What to produce.
Leave the pictures out, and retype all of the material exactly as written.

Records shown.
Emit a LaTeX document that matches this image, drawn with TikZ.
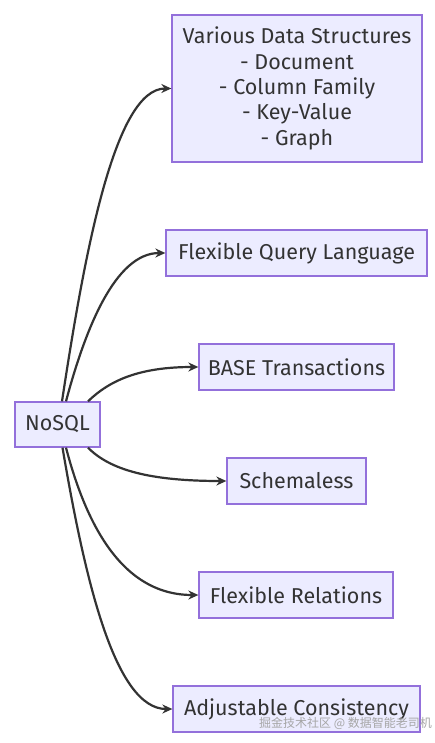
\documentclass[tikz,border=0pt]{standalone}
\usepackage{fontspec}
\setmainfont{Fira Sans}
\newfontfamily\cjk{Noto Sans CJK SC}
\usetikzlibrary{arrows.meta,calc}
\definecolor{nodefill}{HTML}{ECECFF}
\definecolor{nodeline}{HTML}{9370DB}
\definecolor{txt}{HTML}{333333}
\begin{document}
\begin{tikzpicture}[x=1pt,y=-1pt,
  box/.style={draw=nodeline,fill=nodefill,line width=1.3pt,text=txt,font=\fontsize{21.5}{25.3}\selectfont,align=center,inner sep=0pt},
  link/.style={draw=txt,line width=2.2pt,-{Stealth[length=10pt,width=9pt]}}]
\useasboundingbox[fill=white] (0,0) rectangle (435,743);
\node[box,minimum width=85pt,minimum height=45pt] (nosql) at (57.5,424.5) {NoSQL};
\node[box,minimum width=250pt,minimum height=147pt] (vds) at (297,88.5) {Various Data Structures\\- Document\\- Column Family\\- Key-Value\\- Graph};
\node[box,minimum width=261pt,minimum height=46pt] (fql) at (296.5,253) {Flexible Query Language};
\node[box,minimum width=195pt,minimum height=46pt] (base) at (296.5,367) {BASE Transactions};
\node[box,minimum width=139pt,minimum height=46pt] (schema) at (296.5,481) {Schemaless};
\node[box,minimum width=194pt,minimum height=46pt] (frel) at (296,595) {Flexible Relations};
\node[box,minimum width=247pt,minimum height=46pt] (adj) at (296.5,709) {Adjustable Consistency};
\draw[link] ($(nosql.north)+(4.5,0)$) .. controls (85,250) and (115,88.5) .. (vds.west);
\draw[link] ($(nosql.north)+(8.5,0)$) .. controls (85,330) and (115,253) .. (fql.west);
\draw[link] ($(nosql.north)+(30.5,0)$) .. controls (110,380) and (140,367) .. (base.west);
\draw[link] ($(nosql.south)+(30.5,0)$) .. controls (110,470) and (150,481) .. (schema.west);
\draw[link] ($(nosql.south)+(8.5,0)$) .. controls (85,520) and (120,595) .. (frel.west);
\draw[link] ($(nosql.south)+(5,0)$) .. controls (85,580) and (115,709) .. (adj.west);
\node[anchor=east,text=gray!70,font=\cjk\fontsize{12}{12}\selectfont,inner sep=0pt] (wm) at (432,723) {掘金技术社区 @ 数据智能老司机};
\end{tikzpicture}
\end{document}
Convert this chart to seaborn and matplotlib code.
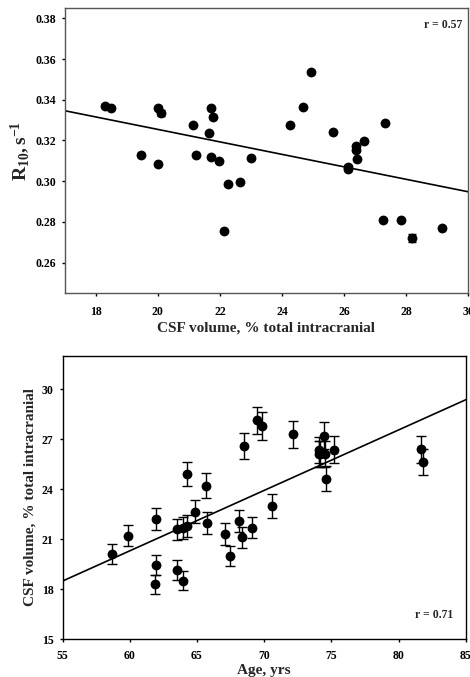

Full answer.
Emit a LaTeX document that matches this image, drawn with TikZ.
\documentclass[tikz,border=0pt]{standalone}
\usepackage{fontspec}
\setmainfont{Fira Sans}
\newfontfamily\cjk{Noto Sans CJK SC}
\usetikzlibrary{arrows.meta,calc}
\definecolor{nodefill}{HTML}{ECECFF}
\definecolor{nodeline}{HTML}{9370DB}
\definecolor{txt}{HTML}{333333}
\begin{document}
\begin{tikzpicture}[x=1pt,y=-1pt,
  box/.style={draw=nodeline,fill=nodefill,line width=1.3pt,text=txt,font=\fontsize{21.5}{25.3}\selectfont,align=center,inner sep=0pt},
  link/.style={draw=txt,line width=2.2pt,-{Stealth[length=10pt,width=9pt]}}]
\useasboundingbox[fill=white] (0,0) rectangle (435,743);
\node[box,minimum width=85pt,minimum height=45pt] (nosql) at (57.5,424.5) {NoSQL};
\node[box,minimum width=250pt,minimum height=147pt] (vds) at (297,88.5) {Various Data Structures\\- Document\\- Column Family\\- Key-Value\\- Graph};
\node[box,minimum width=261pt,minimum height=46pt] (fql) at (296.5,253) {Flexible Query Language};
\node[box,minimum width=195pt,minimum height=46pt] (base) at (296.5,367) {BASE Transactions};
\node[box,minimum width=139pt,minimum height=46pt] (schema) at (296.5,481) {Schemaless};
\node[box,minimum width=194pt,minimum height=46pt] (frel) at (296,595) {Flexible Relations};
\node[box,minimum width=247pt,minimum height=46pt] (adj) at (296.5,709) {Adjustable Consistency};
\draw[link] ($(nosql.north)+(4.5,0)$) .. controls (85,250) and (115,88.5) .. (vds.west);
\draw[link] ($(nosql.north)+(8.5,0)$) .. controls (85,330) and (115,253) .. (fql.west);
\draw[link] ($(nosql.north)+(30.5,0)$) .. controls (110,380) and (140,367) .. (base.west);
\draw[link] ($(nosql.south)+(30.5,0)$) .. controls (110,470) and (150,481) .. (schema.west);
\draw[link] ($(nosql.south)+(8.5,0)$) .. controls (85,520) and (120,595) .. (frel.west);
\draw[link] ($(nosql.south)+(5,0)$) .. controls (85,580) and (115,709) .. (adj.west);
\node[anchor=east,text=gray!70,font=\cjk\fontsize{12}{12}\selectfont,inner sep=0pt] (wm) at (432,723) {掘金技术社区 @ 数据智能老司机};
\end{tikzpicture}
\end{document}
Convert this chart to seaborn and matplotlib code.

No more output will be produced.